Limited series during the 2015 Marvel event Secret Wars. Not required reading for the main storyline.

Writers: Kelly Sue DeConnick and Kelly Thompson
Artists: David López, Laura Braga, Paolo Pantalena, Filipe Andrade

Captain Marvel and the five elite female fighter pilots called the Banshees (or Carol Corps) are the first line of defense for Hala Field airbase against threats like the Ultron robots. They are sent to destroy a ship. The Baroness of the battleworld says that it’s an Ultron ship so no human is on it, but something feels strange to Captain Marvel. And when she sees a human on board the ship, she decides to rescue him against orders.
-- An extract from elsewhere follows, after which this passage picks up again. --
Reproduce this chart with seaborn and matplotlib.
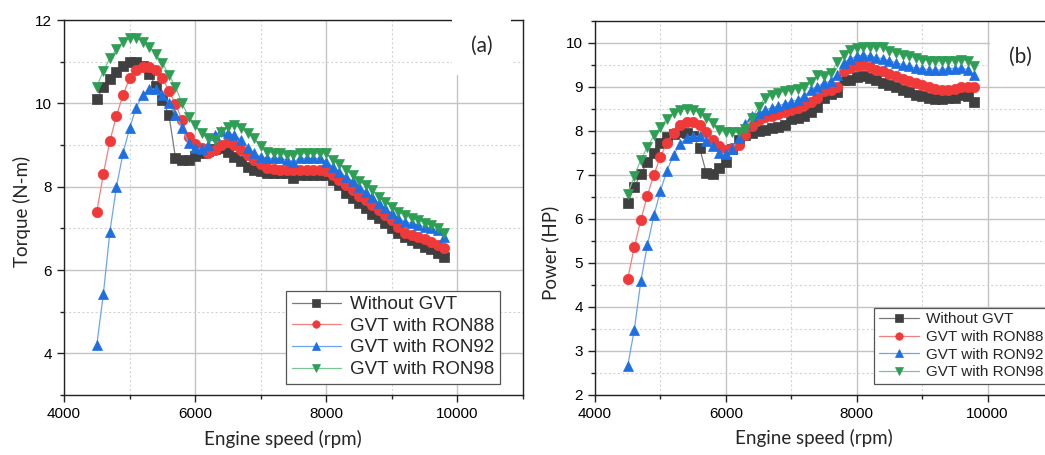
import numpy as np
import pandas as pd
import matplotlib
matplotlib.use('Agg')
import matplotlib.pyplot as plt
from matplotlib.ticker import MultipleLocator
import seaborn as sns

# engine speed (rpm), 4500..9800 step 100
rpm = list(range(4500, 9900, 100))

# Torque (N-m)
torque_base = [10.10, 10.40, 10.58, 10.76, 10.90, 11.00, 11.00, 10.90, 10.70, 10.42,
               10.08, 9.72, 8.70, 8.64, 8.64, 8.74, 8.80, 8.86, 8.90, 8.92,
               8.84, 8.72, 8.62, 8.48, 8.40, 8.38, 8.32, 8.32, 8.32, 8.32,
               8.20, 8.28, 8.28, 8.28, 8.28, 8.28, 8.16, 8.04, 7.84, 7.72,
               7.60, 7.48, 7.34, 7.24, 7.12, 7.00, 6.90, 6.80, 6.72, 6.64,
               6.56, 6.50, 6.40, 6.32]
torque_88 = [7.40, 8.30, 9.10, 9.70, 10.20, 10.60, 10.80, 10.88, 10.88, 10.80,
             10.60, 10.30, 9.98, 9.60, 9.20, 9.02, 8.92, 8.80, 8.88, 9.00,
             9.08, 9.00, 8.88, 8.76, 8.64, 8.54, 8.46, 8.42, 8.40, 8.40,
             8.40, 8.40, 8.40, 8.40, 8.40, 8.38, 8.28, 8.16, 8.04, 7.92,
             7.78, 7.68, 7.56, 7.44, 7.32, 7.20, 7.04, 6.88, 6.84, 6.80,
             6.74, 6.68, 6.60, 6.52]
torque_92 = [4.20, 5.42, 6.92, 8.00, 8.80, 9.40, 9.90, 10.20, 10.34, 10.34,
             10.20, 10.00, 9.72, 9.42, 9.04, 8.92, 8.90, 9.00, 9.24, 9.34,
             9.28, 9.24, 9.12, 8.92, 8.80, 8.72, 8.68, 8.68, 8.68, 8.64,
             8.60, 8.68, 8.68, 8.68, 8.68, 8.60, 8.48, 8.36, 8.24, 8.14,
             8.00, 7.88, 7.76, 7.60, 7.48, 7.36, 7.24, 7.16, 7.12, 7.08,
             7.04, 7.00, 6.96, 6.80]
torque_98 = [10.40, 10.78, 11.08, 11.30, 11.48, 11.58, 11.58, 11.48, 11.36, 11.18,
             10.98, 10.68, 10.40, 10.00, 9.68, 9.48, 9.28, 9.16, 9.12, 9.32,
             9.44, 9.48, 9.40, 9.28, 9.18, 8.98, 8.84, 8.80, 8.80, 8.76,
             8.76, 8.80, 8.80, 8.80, 8.80, 8.80, 8.64, 8.54, 8.40, 8.28,
             8.14, 8.04, 7.92, 7.76, 7.64, 7.52, 7.40, 7.32, 7.24, 7.20,
             7.14, 7.08, 7.02, 6.90]

# Power (HP)
power_base = [6.36, 6.72, 7.03, 7.29, 7.51, 7.73, 7.87, 7.94, 7.98, 7.96,
              7.88, 7.61, 7.05, 7.03, 7.16, 7.30, 7.60, 7.80, 7.90, 7.95,
              7.99, 8.03, 8.06, 8.08, 8.13, 8.27, 8.30, 8.35, 8.43, 8.54,
              8.75, 8.84, 8.88, 9.15, 9.17, 9.22, 9.26, 9.21, 9.15, 9.10,
              9.04, 8.99, 8.94, 8.89, 8.82, 8.79, 8.75, 8.73, 8.73, 8.75,
              8.76, 8.82, 8.79, 8.67]
power_88 = [4.64, 5.36, 5.98, 6.53, 7.01, 7.41, 7.73, 7.95, 8.13, 8.20,
            8.20, 8.13, 7.98, 7.80, 7.67, 7.57, 7.62, 7.69, 7.90, 8.12,
            8.26, 8.31, 8.33, 8.38, 8.44, 8.48, 8.52, 8.58, 8.67, 8.75,
            8.90, 8.94, 9.01, 9.36, 9.43, 9.47, 9.49, 9.45, 9.39, 9.36,
            9.29, 9.24, 9.18, 9.13, 9.09, 9.04, 8.99, 8.96, 8.94, 8.94,
            8.96, 8.99, 8.99, 8.99]
power_92 = [2.66, 3.48, 4.58, 5.40, 6.08, 6.64, 7.10, 7.45, 7.70, 7.85,
            7.88, 7.88, 7.78, 7.65, 7.50, 7.48, 7.60, 7.84, 8.16, 8.33,
            8.41, 8.48, 8.52, 8.57, 8.62, 8.67, 8.71, 8.79, 8.94, 9.01,
            9.09, 9.13, 9.28, 9.55, 9.64, 9.70, 9.72, 9.70, 9.67, 9.64,
            9.60, 9.55, 9.51, 9.47, 9.43, 9.42, 9.39, 9.39, 9.39, 9.42,
            9.42, 9.43, 9.39, 9.28]
power_98 = [6.57, 6.97, 7.35, 7.63, 7.90, 8.10, 8.28, 8.41, 8.48, 8.51,
            8.48, 8.41, 8.29, 8.18, 8.03, 7.98, 7.98, 7.97, 8.05, 8.30,
            8.55, 8.76, 8.82, 8.87, 8.91, 8.94, 8.96, 9.01, 9.11, 9.28,
            9.24, 9.31, 9.56, 9.72, 9.83, 9.89, 9.90, 9.92, 9.92, 9.90,
            9.82, 9.77, 9.73, 9.70, 9.66, 9.62, 9.60, 9.58, 9.58, 9.60,
            9.60, 9.62, 9.60, 9.47]

labels = ['Without GVT', 'GVT with RON88', 'GVT with RON92', 'GVT with RON98']
markers = ['s', 'o', '^', 'v']
mark_colors = ['#3f3f3f', '#F03A3A', '#1E6FE0', '#2E9E55']
line_colors = ['#7a7a7a', '#F57F7F', '#6FA5F0', '#7CC496']

sns.set_theme(style='ticks')
plt.rcParams['font.family'] = ['Liberation Sans', 'DejaVu Sans']
plt.rcParams['axes.edgecolor'] = '#222222'

fig = plt.figure(figsize=(10.45, 4.55), dpi=100)
ax1 = fig.add_axes([64 / 1045, 60 / 455, 459 / 1045, 375 / 455])
ax2 = fig.add_axes([595 / 1045, 60 / 455, 458 / 1045, 374 / 455])


def draw(ax, series, ylim, ymaj, ymin, ylabel, ylab_xy, tag, tag_xy, legend_size, legend_anchor):
    for vals, lab, m, mc, lc in zip(series, labels, markers, mark_colors, line_colors):
        sns.lineplot(x=rpm, y=vals, ax=ax, label=lab, color=lc, linewidth=0.9,
                     marker=m, markersize=7.5, markerfacecolor=mc,
                     markeredgecolor=mc, markeredgewidth=0.5)
    ax.set_xlim(4000, 11000)
    ax.set_ylim(*ylim)
    ax.xaxis.set_major_locator(MultipleLocator(2000))
    ax.xaxis.set_minor_locator(MultipleLocator(1000))
    ax.yaxis.set_major_locator(MultipleLocator(ymaj))
    ax.yaxis.set_minor_locator(MultipleLocator(ymin))
    ax.grid(which='major', color='#c4c4c4', linewidth=1.0)
    ax.grid(which='minor', color='#d4d4d4', linewidth=0.8, linestyle=(0, (2, 2)))
    ax.set_axisbelow(True)
    ax.tick_params(which='major', direction='out', length=5, width=1,
                   labelsize=11, colors='#222222', labelcolor='black')
    ax.tick_params(which='minor', direction='out', length=3, width=1, colors='#222222')
    ax.tick_params(top=False, right=False, which='both')
    for s in ax.spines.values():
        s.set_linewidth(1.0)
    ax.set_xlabel('Engine speed (rpm)', family=['Lato', 'DejaVu Sans'], fontsize=13.5)
    ax.set_ylabel(ylabel, family=['Lato', 'DejaVu Sans'], fontsize=13.5)
    ax.xaxis.set_label_coords(0.477, -0.092)
    ax.yaxis.set_label_coords(*ylab_xy)
    ax.text(tag_xy[0], tag_xy[1], tag, transform=ax.transAxes, fontsize=15,
            family=['Lato', 'DejaVu Sans'], ha='center', va='center',
            bbox=dict(boxstyle='square,pad=0.9', facecolor='white', edgecolor='none'))
    leg = ax.legend(loc='lower right', bbox_to_anchor=legend_anchor, fontsize=legend_size,
                    frameon=True, fancybox=False, edgecolor='#555555', framealpha=1,
                    borderpad=0.3, labelspacing=0.24, handlelength=2.6, markerscale=0.72,
                    handletextpad=0.5, borderaxespad=0)
    leg.get_frame().set_linewidth(0.9)


draw(ax1, [torque_base, torque_88, torque_92, torque_98], (3, 12), 2, 1,
     'Torque (N-m)', (-0.072, 0.49), '(a)', (0.91, 0.93), 13.5, (0.95, 0.03))
draw(ax2, [power_base, power_88, power_92, power_98], (2, 10.5), 1, 0.5,
     'Power (HP)', (-0.079, 0.38), '(b)', (0.928, 0.904), 11, (0.99, 0.03))

fig.savefig('out.png', dpi=100)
Of course, the Baroness doesn’t like anyone going against her orders, much less against Doom’s orders.

Some of the Banshees are very smart and very curious and they start to question just what is surrounding their small world. God Emperor Doom has forbidden such questioning, though, so it could prove very dangerous. But Carol has now her own doubts and she starts to wonder about a lot of things, including the origin of her own powers.

This is a surprisingly good read, for an event tie-in. However, to really understand the situation the characters are in, you should read the Secret Wars main story; it isn’t explained much. Also, the ending is very open but of course this timeline was wiped so it doesn’t bother me as much as it usually would.

The pilots are an interesting bunch, some more cautious and others brashly jumping into danger. One of them was accepted in the Thor corps and Carol meets with her briefly. Recommended only for CM fans who have read Secret Wars. It doesn’t add anything to the event but I quite liked it.

Apparently, the collection has also issue 17 which is the last one of DeConnick’s run. It has a different artist and a different feel from the miniseries and even different characters because they’re Carol’s usual supporting crew. It’s a fitting end for DeConnick’s run but if you haven’t read the rest of the series, it could be puzzling.